Asega has described her approach to running NEW INC as akin to gardening rather than architecture, emphasizing the cultivation of an ecosystem where creative people can have chance encounters and learn from one another across disciplines. She manages a team of seven and oversees programming for over 600 alumni in addition to the annual cohort. In 2022, the Mellon Foundation awarded NEW INC a three-year, $1.5 million grant in support of Asega's vision for the program.

=== Artistic work ===
Asega's artistic practice centers on participatory design, emerging technology, and collaborative making. Her projects are typically co-created with other artists and community members, reflecting an approach she traces to her background in community organizing.

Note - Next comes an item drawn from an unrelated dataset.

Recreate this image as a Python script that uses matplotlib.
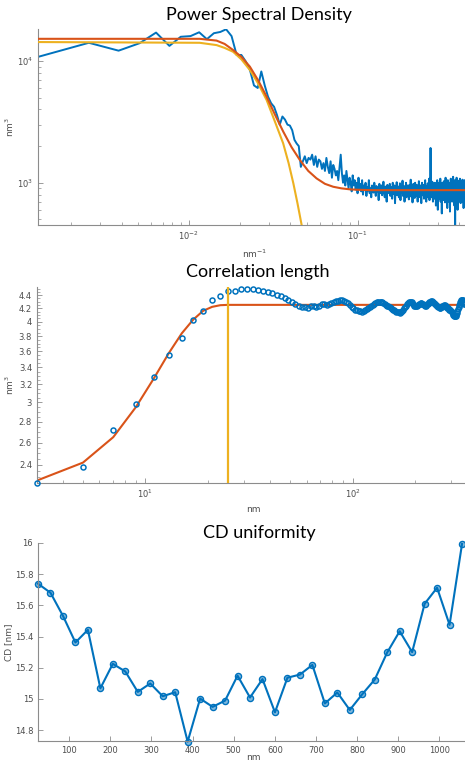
import numpy as np
import matplotlib
matplotlib.use('Agg')
import matplotlib.pyplot as plt
import matplotlib.ticker as ticker

BLUE = '#0072BD'
ORANGE = '#D95319'
YELLOW = '#EDB120'
GREY = '#4d4d4d'

# ---- Power spectral density ----
PSD_DF = 0.00128  # frequency step (nm^-1)
PSD_K = list(range(1, 337))
PSD_VALS = [
    10800, 14100, 12150, 14000, 17100, 13300, 15800, 16000, 17200, 15100, 16900, 17300,
    18200, 16000, 11200, 11200, 9900, 8400, 6300, 6000, 8200, 6300, 5100, 4500,
    4200, 3600, 3000, 3500, 3300, 3000, 2950, 2700, 2250, 2100, 2000, 1350,
    1500, 1650, 1450, 1600, 1550, 1700, 1400, 1650, 1350, 1550, 1500, 1300,
    1450, 1250, 1600, 1350, 1200, 1500, 1100, 1400, 1300, 1150, 1250, 1050,
    1350, 1700, 1200, 1000, 1150, 950, 1250, 1050, 900, 1100, 1000, 850,
    1150, 950, 1050, 880, 1000, 820, 1100, 900, 980, 850, 1050, 800,
    950, 870, 1000, 780, 920, 860, 1050, 820, 900, 760, 950, 880,
    830, 1000, 870, 780, 940, 850, 900, 720, 980, 860, 820, 950,
    790, 880, 1020, 840, 760, 930, 870, 700, 960, 820, 900, 850,
    980, 780, 870, 920, 740, 1000, 860, 810, 950, 680, 890, 840,
    1010, 790, 880, 930, 760, 850, 990, 720, 900, 830, 870, 1040,
    780, 860, 940, 700, 900, 820, 1000, 760, 880, 950, 800, 870,
    730, 960, 840, 900, 1060, 770, 850, 920, 690, 880, 980, 810,
    870, 750, 1000, 830, 900, 780, 960, 850, 700, 920, 870, 1030,
    800, 890, 760, 950, 840, 680, 910, 1000, 790, 870, 820, 960,
    740, 900, 850, 1050, 780, 880, 700, 940, 860, 820, 990, 760,
    900, 830, 1080, 720, 950, 870, 1930, 800, 880, 940, 760, 1020,
    850, 700, 920, 880, 990, 740, 860, 1000, 820, 900, 650, 930,
    870, 780, 1050, 840, 600, 960, 880, 820, 1000, 740, 900, 860,
    1080, 700, 870, 950, 820, 560, 920, 1000, 780, 880, 940, 720,
    1030, 860, 800, 960, 690, 900, 1100, 820, 880, 750, 980, 850,
    620, 930, 1050, 790, 870, 960, 700, 1000, 840, 900, 580, 950,
    880, 1080, 760, 920, 850, 1000, 700, 890, 960, 800, 1120, 740,
    900, 860, 980, 650, 930, 1050, 450, 870, 1000, 780, 940, 860,
    1100, 720, 900, 980, 600, 880, 1040, 800, 920, 700, 1000, 860,
    940, 770, 1080, 830, 900, 680, 970, 870, 1020, 750, 900, 960,
    820, 1060, 700, 930, 880, 1000, 620, 900, 980, 820, 1050, 880,
]
FIT_F = [0.00128, 0.005, 0.0116, 0.0146, 0.0163, 0.0183, 0.0205, 0.0230, 0.0258,
         0.0289, 0.0323, 0.0362, 0.0406, 0.0455, 0.051, 0.0571, 0.064, 0.0717,
         0.080, 0.090, 0.100, 0.12, 0.43]
FIT_PSD = [15200, 15200, 15200, 14700, 13800, 12300, 10800, 8980, 6900,
           5090, 3650, 2640, 1960, 1535, 1250, 1086, 980, 927,
           900, 883, 876, 870, 870]
GAUSS_F = [0.00128, 0.0116, 0.0146, 0.0163, 0.0183, 0.0205, 0.0230, 0.0258,
           0.0289, 0.0323, 0.0362, 0.0390, 0.0416, 0.0440, 0.0466, 0.0490]
GAUSS_PSD = [14300, 14100, 13500, 12800, 11900, 10300, 8430, 6500,
             4780, 3200, 2110, 1450, 990, 680, 449, 330]

# ---- Correlation length ----
LAG_NM = list(range(3, 351, 2))
CORR_VALS = [
    2.25, 2.385, 2.72, 2.98, 3.29, 3.55, 3.77, 4.02, 4.16, 4.32, 4.38,
    4.47, 4.46, 4.50, 4.49, 4.49, 4.48, 4.46, 4.45, 4.43, 4.41, 4.39,
    4.36, 4.33, 4.30, 4.27, 4.24,
    4.22, 4.22, 4.21, 4.23, 4.23, 4.22, 4.24, 4.26, 4.27, 4.25, 4.26,
    4.28, 4.30, 4.31, 4.31, 4.33, 4.32, 4.31, 4.30, 4.28, 4.25, 4.22,
    4.20, 4.18, 4.17, 4.16, 4.16, 4.15, 4.16, 4.17, 4.19, 4.21, 4.22,
    4.24, 4.25, 4.27, 4.28, 4.29, 4.29, 4.30, 4.30, 4.29, 4.28, 4.27,
    4.25, 4.24, 4.23, 4.22, 4.20, 4.19, 4.18, 4.17, 4.16, 4.15, 4.14,
    4.14, 4.13, 4.14, 4.16, 4.18, 4.20, 4.22, 4.24, 4.26, 4.28, 4.29,
    4.30, 4.30, 4.29, 4.27, 4.25, 4.24, 4.23, 4.23, 4.24, 4.25, 4.26,
    4.27, 4.28, 4.28, 4.27, 4.26, 4.25, 4.24, 4.24, 4.25, 4.26, 4.27,
    4.28, 4.29, 4.30, 4.31, 4.31, 4.30, 4.29, 4.28, 4.27, 4.26, 4.25,
    4.24, 4.23, 4.22, 4.22, 4.21, 4.21, 4.22, 4.22, 4.23, 4.24, 4.24,
    4.25, 4.25, 4.24, 4.23, 4.22, 4.21, 4.20, 4.19, 4.18, 4.18, 4.17,
    4.16, 4.15, 4.14, 4.12, 4.10, 4.09, 4.08, 4.08, 4.09, 4.10, 4.13,
    4.16, 4.19, 4.22, 4.25, 4.27, 4.29, 4.31, 4.32, 4.33, 4.33, 4.32,
    4.30, 4.28, 4.27, 4.26,
]
CORR_FIT_X = [3, 5, 7, 9, 11, 13, 15, 17, 19, 21, 23, 25, 27, 29, 349]
CORR_FIT_Y = [2.27, 2.42, 2.65, 2.95, 3.27, 3.58, 3.84, 4.03, 4.16, 4.22,
              4.245, 4.25, 4.25, 4.25, 4.25]
CORR_LENGTH = 25

# ---- CD uniformity ----
CD_POS = [24.6, 54.9, 85.2, 115.5, 145.8, 176.1, 206.4, 236.7, 267.0, 297.3,
          327.6, 357.9, 388.2, 418.5, 448.8, 479.1, 509.4, 539.7, 570.0, 600.3,
          630.6, 660.9, 691.2, 721.5, 751.8, 782.1, 812.4, 842.7, 873.0, 903.3,
          933.6, 963.9, 994.2, 1024.5, 1054.8]
CD_VALS = [15.739, 15.681, 15.533, 15.362, 15.443, 15.068, 15.225, 15.176, 15.045, 15.099,
           15.017, 15.043, 14.726, 15.002, 14.949, 14.989, 15.149, 15.009, 15.127, 14.914,
           15.136, 15.156, 15.218, 14.971, 15.041, 14.929, 15.030, 15.124, 15.298, 15.434,
           15.300, 15.610, 15.713, 15.475, 15.994]

W, H = 465, 762


def px(x0, y0, x1, y1):
  """Pixel box (left, top, right, bottom) -> figure rect."""
  return [x0 / W, 1 - y1 / H, (x1 - x0) / W, (y1 - y0) / H]


def style_axes(ax):
  for side in ['top', 'right']:
    ax.spines[side].set_visible(False)
  for side in ['left', 'bottom']:
    ax.spines[side].set_color('#8c8c8c')
    ax.spines[side].set_linewidth(0.8)
  ax.tick_params(which='both', direction='in', colors='#8c8c8c',
                 labelcolor=GREY, labelsize=6)
  ax.tick_params(which='major', length=3.5, width=0.6)
  ax.tick_params(which='minor', length=2, width=0.5)


def fig_title(fig, x, y, text):
  fig.text(x / W, 1 - y / H, text, ha='center', va='center',
           fontsize=13, family='Lato', color='black')


fig = plt.figure(figsize=(W / 100, H / 100), dpi=100)

# Power spectral density
ax1 = fig.add_axes(px(38, 29, 465, 225))
freqs = [k * PSD_DF for k in PSD_K]
ax1.plot(freqs, PSD_VALS, color=BLUE, linewidth=1.4, zorder=2)
ax1.plot(GAUSS_F, GAUSS_PSD, color=YELLOW, linewidth=1.5, zorder=3)
ax1.plot(FIT_F, FIT_PSD, color=ORANGE, linewidth=1.5, zorder=4)
ax1.set_xscale('log')
ax1.set_yscale('log')
ax1.set_xlim(0.00128, 0.432)
ax1.set_ylim(450, 18300)
ax1.xaxis.set_major_locator(ticker.FixedLocator([0.01, 0.1]))
ax1.yaxis.set_major_locator(ticker.FixedLocator([1000, 10000]))
style_axes(ax1)
ax1.set_xlabel('nm$^{-1}$', fontsize=6.5, color=GREY)
ax1.xaxis.set_label_coords((255 - 38) / 427, -(248 - 225) / 196)
ax1.set_ylabel('nm$^3$', fontsize=6.5, color=GREY)
ax1.yaxis.set_label_coords(-(38 - 16) / 427, 0.5)
fig_title(fig, 259, 15, 'Power Spectral Density')

# Correlation length
ax2 = fig.add_axes(px(37, 287, 465, 483))
ax2.plot(CORR_FIT_X, CORR_FIT_Y, color=ORANGE, linewidth=1.5, zorder=2)
ax2.plot(LAG_NM, CORR_VALS, 'o', color=BLUE, markersize=3.6,
         markerfacecolor='none', markeredgewidth=1.1, zorder=3,
         clip_on=False)
ax2.axvline(CORR_LENGTH, color=YELLOW, linewidth=1.6, zorder=4)
ax2.set_xscale('log')
ax2.set_yscale('log')
ax2.set_xlim(3, 349)
ax2.set_ylim(2.25, 4.53)
ax2.xaxis.set_major_locator(ticker.FixedLocator([10, 100]))
ax2.yaxis.set_major_locator(ticker.FixedLocator(
    [2.4, 2.6, 2.8, 3.0, 3.2, 3.4, 3.6, 3.8, 4.0, 4.2, 4.4]))
ax2.yaxis.set_major_formatter(ticker.FuncFormatter(lambda v, _: f'{v:g}'))
ax2.yaxis.set_minor_locator(ticker.MultipleLocator(0.05))
ax2.yaxis.set_minor_formatter(ticker.NullFormatter())
style_axes(ax2)
ax2.set_xlabel('nm', fontsize=6.5, color=GREY)
ax2.xaxis.set_label_coords((253 - 37) / 428, -(505 - 483) / 196)
ax2.set_ylabel('nm$^3$', fontsize=6.5, color=GREY)
ax2.yaxis.set_label_coords(-(37 - 16) / 428, 0.5)
fig_title(fig, 258, 272, 'Correlation length')

# CD uniformity
ax3 = fig.add_axes(px(38, 543, 465, 741))
ax3.plot(CD_POS, CD_VALS, '-o', color=BLUE, linewidth=1.5, markersize=4.4,
         markerfacecolor=(0.0, 0.447, 0.741, 0.5), markeredgecolor=BLUE,
         markeredgewidth=1.0, clip_on=False)
ax3.set_xlim(24.6, 1062)
ax3.set_ylim(14.73, 16.0)
ax3.xaxis.set_major_locator(ticker.MultipleLocator(100))
ax3.yaxis.set_major_locator(ticker.FixedLocator(
    [14.8, 15.0, 15.2, 15.4, 15.6, 15.8, 16.0]))
ax3.yaxis.set_major_formatter(ticker.FuncFormatter(lambda v, _: f'{v:g}'))
style_axes(ax3)
ax3.set_ylabel('CD [nm]', fontsize=6.5, color=GREY)
ax3.yaxis.set_label_coords(-(38 - 13) / 427, 0.5)
fig.text(253 / W, 1 - 761.5 / H, 'nm', ha='center', va='bottom',
         fontsize=6.5, color=GREY)
fig_title(fig, 259, 533, 'CD uniformity')

fig.savefig('out.png', dpi=100)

==== Iyapo Repository ====
Iyapo Repository is an ongoing collaborative project co-created with artist Ayodamola Tanimowo Okunseinde, begun during their residency at Eyebeam in 2015. Named after Lilith Iyapo, the protagonist of Octavia Butler's Xenogenesis trilogy, the project is a speculative resource library housing digital and physical artifacts created to represent the future of people of African descent. Through participatory workshops at cultural institutions, participants take on the role of archivists from the future, using a card game designed by the artists to envision technological and cultural artifacts. Participants draw their ideas on manuscripts, which are collected and encased in acrylic in the project's archives. Notable artifacts created through the project include a suit with tubes that pump water from the Atlantic Ocean, designed to evoke the history of the transatlantic slave trade, and a GPS necklace that vibrates when the wearer approaches the site of a shooting by police in New York City.

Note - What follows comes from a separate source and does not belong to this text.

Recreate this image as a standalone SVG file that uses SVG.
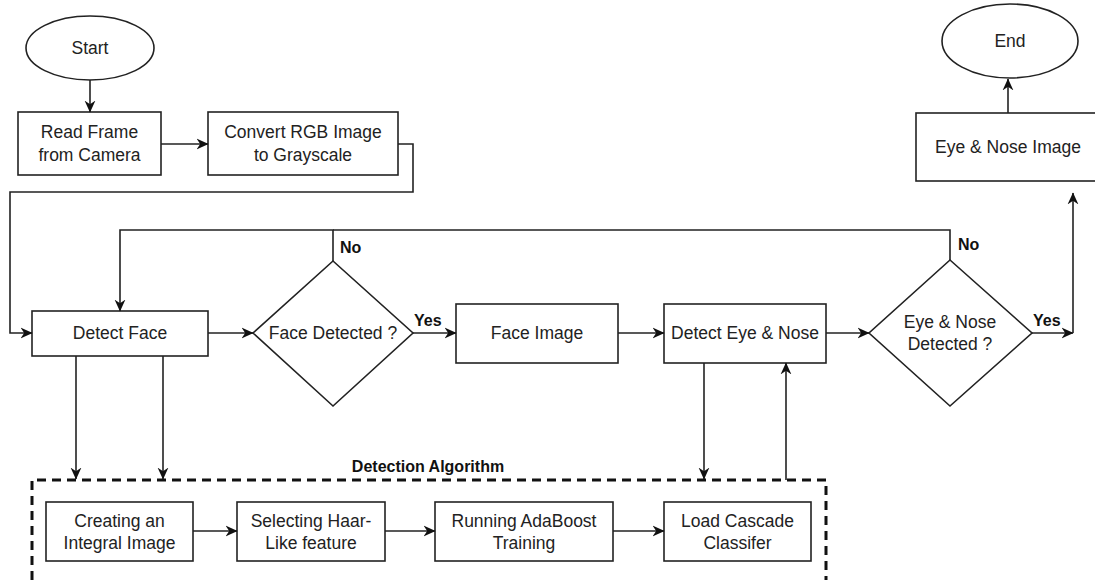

The project has been exhibited at the 11th Shanghai Biennale, the August Wilson Center in Pittsburgh, Carnegie Library of Pittsburgh, and Macalester College's Law Warschaw Gallery.

==== P0SSESSI0N ====
P0SSESSI0N is a research project exploring connections between virtual reality and spirit possession in West African and Caribbean spiritual systems. The VR experience takes viewers to an underwater environment representing the dwelling of Mami Wata, a deity venerated in parts of Africa and the African Atlantic. The project was first exhibited at Knockdown Center in Brooklyn as part of the group exhibition MAMI, curated by Ali Rosa-Salas and Dyani Douze.

==== RATs ====
RATs (2022) is an installation addressing algorithmic risk assessment tools used in bail and prison sentencing, welfare eligibility, medical benefits, and housing services decisions. The work features a rat-shaped monster truck, combining the acronym RAT with the monster trucks from Monster Jam events. The piece was shown at Nuit Blanche Festival in Toronto in 2022 and at the Munch Museum in Oslo as part of the exhibition "The Machine is Us."

==== Other projects ====
Level Up: The Real Harlem Shake is an interactive video game created in collaboration with curator and dancer Ali Rosa-Salas and Chrybaby Cozie. Developed during a residency at the New Museum with the dance company AUNTS, the project uses modified Kinect software to teach players the original Harlem Shake, a street and hip-hop dance that originated in 1980s Harlem.

Other projects include The Crown Heights Mic, a broadcast network collaboratively built by neighborhood stakeholders and residents; and On the Line, a series transforming found photos of Asega's Ethiopian family into digitally abstracted postcards sent to her grandmother in Addis Ababa, Ethiopia.

== Recognition ==
Asega received the United States Artists Fellowship in Media in 2022. In the same year, she was selected as a member of the inaugural cohort of the Dorchester Industries Experimental Design Lab, a three-year program launched by artist Theaster Gates and Prada Group to support designers of color across the creative industries. She has participated in residencies and fellowships with Eyebeam, the New Museum, The Laundromat Project, Recess, and Pioneer Works. Asega serves on the board for POWERPLNT and the Jerome Foundation.